═════ Data extract ═════

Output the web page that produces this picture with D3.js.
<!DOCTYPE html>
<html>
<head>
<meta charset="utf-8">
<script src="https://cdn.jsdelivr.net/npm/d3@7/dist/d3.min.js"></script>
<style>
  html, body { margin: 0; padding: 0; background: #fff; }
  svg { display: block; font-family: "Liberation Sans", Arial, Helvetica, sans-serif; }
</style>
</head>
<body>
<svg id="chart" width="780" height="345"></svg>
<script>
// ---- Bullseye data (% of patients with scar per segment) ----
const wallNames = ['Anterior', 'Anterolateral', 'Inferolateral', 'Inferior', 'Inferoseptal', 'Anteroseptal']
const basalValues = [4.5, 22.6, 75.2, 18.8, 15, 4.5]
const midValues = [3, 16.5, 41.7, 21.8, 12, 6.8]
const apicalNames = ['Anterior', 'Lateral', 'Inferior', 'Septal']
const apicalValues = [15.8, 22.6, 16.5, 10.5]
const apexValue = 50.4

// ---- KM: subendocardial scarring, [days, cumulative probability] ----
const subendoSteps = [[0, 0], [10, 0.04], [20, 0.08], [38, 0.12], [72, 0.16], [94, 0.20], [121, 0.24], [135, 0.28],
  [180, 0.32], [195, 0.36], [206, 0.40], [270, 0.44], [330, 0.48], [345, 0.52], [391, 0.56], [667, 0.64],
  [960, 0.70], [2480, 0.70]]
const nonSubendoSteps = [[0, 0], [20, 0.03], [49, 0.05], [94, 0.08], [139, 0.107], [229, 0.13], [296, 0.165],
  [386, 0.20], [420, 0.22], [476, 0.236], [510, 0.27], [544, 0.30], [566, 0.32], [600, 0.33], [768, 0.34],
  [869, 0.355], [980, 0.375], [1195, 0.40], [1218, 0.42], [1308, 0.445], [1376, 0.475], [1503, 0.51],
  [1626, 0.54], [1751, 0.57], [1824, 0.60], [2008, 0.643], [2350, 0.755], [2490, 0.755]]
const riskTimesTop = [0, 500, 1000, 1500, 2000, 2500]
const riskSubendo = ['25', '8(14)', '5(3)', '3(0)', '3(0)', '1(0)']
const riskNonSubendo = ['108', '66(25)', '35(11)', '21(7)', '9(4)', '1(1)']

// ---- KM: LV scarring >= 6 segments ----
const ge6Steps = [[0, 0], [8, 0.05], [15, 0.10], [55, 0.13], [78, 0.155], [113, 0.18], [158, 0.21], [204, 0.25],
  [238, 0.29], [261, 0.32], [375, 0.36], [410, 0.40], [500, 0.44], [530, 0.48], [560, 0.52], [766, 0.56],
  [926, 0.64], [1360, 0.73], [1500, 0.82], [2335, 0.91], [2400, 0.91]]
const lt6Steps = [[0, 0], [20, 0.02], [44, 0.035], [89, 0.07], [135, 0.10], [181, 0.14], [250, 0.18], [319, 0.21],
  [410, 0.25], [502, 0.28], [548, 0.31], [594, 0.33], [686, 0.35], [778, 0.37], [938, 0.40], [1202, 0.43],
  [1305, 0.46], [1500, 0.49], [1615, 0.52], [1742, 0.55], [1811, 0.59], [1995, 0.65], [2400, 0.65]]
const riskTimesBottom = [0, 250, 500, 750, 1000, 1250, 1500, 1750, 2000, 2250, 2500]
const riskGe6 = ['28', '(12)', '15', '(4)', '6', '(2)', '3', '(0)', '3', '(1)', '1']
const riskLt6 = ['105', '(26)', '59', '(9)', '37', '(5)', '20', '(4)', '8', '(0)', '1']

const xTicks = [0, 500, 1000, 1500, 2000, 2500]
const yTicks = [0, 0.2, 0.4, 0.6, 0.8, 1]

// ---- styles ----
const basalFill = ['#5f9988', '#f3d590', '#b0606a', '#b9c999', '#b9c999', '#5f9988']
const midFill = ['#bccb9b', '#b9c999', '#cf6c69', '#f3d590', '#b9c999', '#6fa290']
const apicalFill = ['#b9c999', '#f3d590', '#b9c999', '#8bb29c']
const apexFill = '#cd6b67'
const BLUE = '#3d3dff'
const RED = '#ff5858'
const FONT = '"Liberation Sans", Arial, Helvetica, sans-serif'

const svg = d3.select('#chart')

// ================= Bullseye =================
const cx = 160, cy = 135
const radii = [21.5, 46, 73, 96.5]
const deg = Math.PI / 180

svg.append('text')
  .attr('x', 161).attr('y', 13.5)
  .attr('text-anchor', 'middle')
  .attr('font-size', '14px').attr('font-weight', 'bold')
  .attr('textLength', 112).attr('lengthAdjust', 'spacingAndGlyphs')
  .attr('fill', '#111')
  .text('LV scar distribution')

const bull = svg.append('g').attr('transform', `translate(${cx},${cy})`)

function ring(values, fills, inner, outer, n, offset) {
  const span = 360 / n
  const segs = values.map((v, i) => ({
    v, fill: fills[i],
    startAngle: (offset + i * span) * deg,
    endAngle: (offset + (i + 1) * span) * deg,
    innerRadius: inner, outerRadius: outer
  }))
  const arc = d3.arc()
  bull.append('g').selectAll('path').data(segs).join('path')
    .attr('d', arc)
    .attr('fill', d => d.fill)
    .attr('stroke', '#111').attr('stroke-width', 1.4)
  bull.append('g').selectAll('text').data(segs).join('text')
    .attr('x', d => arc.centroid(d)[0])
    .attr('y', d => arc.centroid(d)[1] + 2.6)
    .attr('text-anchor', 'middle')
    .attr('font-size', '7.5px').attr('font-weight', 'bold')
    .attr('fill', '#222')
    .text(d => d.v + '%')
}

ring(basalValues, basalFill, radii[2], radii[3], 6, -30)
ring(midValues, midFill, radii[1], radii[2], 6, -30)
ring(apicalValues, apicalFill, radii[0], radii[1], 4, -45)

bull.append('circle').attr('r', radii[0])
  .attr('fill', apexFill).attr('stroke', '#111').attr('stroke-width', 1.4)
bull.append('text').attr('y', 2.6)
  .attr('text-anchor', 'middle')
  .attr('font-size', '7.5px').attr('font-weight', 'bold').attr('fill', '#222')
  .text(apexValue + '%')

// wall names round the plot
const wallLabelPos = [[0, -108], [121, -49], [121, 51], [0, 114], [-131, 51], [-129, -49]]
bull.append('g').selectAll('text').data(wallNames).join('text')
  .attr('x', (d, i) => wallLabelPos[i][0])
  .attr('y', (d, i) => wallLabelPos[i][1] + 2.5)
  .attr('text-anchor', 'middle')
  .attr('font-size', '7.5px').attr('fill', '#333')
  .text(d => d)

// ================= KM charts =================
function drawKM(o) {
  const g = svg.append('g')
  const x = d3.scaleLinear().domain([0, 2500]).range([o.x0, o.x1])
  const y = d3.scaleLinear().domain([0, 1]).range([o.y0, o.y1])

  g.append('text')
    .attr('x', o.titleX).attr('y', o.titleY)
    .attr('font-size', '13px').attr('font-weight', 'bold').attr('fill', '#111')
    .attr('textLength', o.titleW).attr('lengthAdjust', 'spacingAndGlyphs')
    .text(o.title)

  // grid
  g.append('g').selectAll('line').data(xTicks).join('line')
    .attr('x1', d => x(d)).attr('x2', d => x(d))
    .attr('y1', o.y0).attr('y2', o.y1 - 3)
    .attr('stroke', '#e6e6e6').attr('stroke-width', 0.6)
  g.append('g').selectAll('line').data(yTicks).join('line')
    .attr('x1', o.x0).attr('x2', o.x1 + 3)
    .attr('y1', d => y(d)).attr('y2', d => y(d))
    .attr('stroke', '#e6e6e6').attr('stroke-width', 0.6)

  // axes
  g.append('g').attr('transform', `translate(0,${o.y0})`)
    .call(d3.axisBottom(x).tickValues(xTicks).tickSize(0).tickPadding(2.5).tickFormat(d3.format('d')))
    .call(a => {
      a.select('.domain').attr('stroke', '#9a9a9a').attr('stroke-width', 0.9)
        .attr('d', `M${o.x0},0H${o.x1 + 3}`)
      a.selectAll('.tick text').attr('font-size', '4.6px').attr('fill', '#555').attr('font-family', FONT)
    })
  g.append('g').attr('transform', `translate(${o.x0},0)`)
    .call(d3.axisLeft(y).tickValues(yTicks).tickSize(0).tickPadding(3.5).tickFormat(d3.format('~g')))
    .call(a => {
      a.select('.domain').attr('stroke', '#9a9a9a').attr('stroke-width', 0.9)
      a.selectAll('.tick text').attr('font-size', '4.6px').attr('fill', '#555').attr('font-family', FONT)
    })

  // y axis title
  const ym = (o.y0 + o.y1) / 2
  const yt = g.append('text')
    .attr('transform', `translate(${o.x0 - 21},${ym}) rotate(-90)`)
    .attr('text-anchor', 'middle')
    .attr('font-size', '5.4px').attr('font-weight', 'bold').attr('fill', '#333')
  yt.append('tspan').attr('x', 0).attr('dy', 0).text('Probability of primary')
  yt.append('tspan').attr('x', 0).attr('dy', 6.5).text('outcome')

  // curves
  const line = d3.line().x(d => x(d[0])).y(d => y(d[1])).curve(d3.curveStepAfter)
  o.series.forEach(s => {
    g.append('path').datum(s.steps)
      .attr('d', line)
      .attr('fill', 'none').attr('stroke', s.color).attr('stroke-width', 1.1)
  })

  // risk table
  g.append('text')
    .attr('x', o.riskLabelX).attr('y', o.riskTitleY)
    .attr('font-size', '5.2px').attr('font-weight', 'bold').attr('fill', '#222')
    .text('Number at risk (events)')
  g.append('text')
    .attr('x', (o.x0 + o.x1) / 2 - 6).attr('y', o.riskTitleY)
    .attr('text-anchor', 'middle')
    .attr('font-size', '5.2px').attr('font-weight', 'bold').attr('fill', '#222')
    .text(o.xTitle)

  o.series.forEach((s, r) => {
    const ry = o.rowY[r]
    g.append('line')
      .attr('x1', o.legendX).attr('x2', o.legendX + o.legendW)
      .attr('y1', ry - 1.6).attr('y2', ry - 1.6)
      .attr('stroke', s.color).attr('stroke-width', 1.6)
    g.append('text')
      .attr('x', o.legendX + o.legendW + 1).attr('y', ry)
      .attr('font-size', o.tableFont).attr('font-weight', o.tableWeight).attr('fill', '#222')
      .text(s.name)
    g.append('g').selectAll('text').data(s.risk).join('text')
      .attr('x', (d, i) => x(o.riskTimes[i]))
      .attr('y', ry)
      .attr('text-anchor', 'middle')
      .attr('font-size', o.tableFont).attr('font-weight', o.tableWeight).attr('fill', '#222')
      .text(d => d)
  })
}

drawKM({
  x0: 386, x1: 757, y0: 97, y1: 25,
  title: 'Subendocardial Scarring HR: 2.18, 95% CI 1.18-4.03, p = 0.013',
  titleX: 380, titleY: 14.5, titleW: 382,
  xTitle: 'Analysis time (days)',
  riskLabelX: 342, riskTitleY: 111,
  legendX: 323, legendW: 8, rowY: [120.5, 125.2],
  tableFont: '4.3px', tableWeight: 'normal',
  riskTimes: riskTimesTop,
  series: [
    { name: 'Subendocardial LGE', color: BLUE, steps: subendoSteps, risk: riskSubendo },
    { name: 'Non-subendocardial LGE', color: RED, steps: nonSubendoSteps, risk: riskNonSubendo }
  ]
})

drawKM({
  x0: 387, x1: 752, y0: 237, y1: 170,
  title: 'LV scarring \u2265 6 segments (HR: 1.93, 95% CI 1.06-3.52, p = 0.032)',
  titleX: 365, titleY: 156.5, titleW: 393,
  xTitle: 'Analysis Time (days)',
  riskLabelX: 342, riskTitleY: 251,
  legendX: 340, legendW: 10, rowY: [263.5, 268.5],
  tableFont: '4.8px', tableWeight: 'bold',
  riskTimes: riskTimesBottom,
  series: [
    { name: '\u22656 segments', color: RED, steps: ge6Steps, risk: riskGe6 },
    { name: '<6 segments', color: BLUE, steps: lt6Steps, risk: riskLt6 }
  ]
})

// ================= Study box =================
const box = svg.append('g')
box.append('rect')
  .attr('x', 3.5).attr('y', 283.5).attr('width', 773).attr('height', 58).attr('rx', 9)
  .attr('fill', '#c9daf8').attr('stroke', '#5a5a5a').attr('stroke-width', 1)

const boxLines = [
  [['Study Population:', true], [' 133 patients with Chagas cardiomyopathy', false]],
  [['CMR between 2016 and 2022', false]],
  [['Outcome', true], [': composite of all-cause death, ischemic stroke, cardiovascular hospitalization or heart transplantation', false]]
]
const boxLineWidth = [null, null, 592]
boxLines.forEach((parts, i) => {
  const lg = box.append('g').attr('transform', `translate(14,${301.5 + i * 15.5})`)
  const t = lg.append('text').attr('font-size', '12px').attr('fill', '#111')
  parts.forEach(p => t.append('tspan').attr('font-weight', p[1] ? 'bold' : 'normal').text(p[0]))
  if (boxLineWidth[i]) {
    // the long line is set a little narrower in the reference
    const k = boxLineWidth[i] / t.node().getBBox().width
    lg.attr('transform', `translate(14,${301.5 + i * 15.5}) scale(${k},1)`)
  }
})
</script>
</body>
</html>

═════

Exercise description ▸ Begin with the first line of the data above and, please, print each line exactly until you have printed the line containing "const apexValue = 50.4"; print nothing else.

Expected answer ▸
Output the web page that produces this picture with D3.js.
<!DOCTYPE html>
<html>
<head>
<meta charset="utf-8">
<script src="https://cdn.jsdelivr.net/npm/d3@7/dist/d3.min.js"></script>
<style>
  html, body { margin: 0; padding: 0; background: #fff; }
  svg { display: block; font-family: "Liberation Sans", Arial, Helvetica, sans-serif; }
</style>
</head>
<body>
<svg id="chart" width="780" height="345"></svg>
<script>
// ---- Bullseye data (% of patients with scar per segment) ----
const wallNames = ['Anterior', 'Anterolateral', 'Inferolateral', 'Inferior', 'Inferoseptal', 'Anteroseptal']
const basalValues = [4.5, 22.6, 75.2, 18.8, 15, 4.5]
const midValues = [3, 16.5, 41.7, 21.8, 12, 6.8]
const apicalNames = ['Anterior', 'Lateral', 'Inferior', 'Septal']
const apicalValues = [15.8, 22.6, 16.5, 10.5]
const apexValue = 50.4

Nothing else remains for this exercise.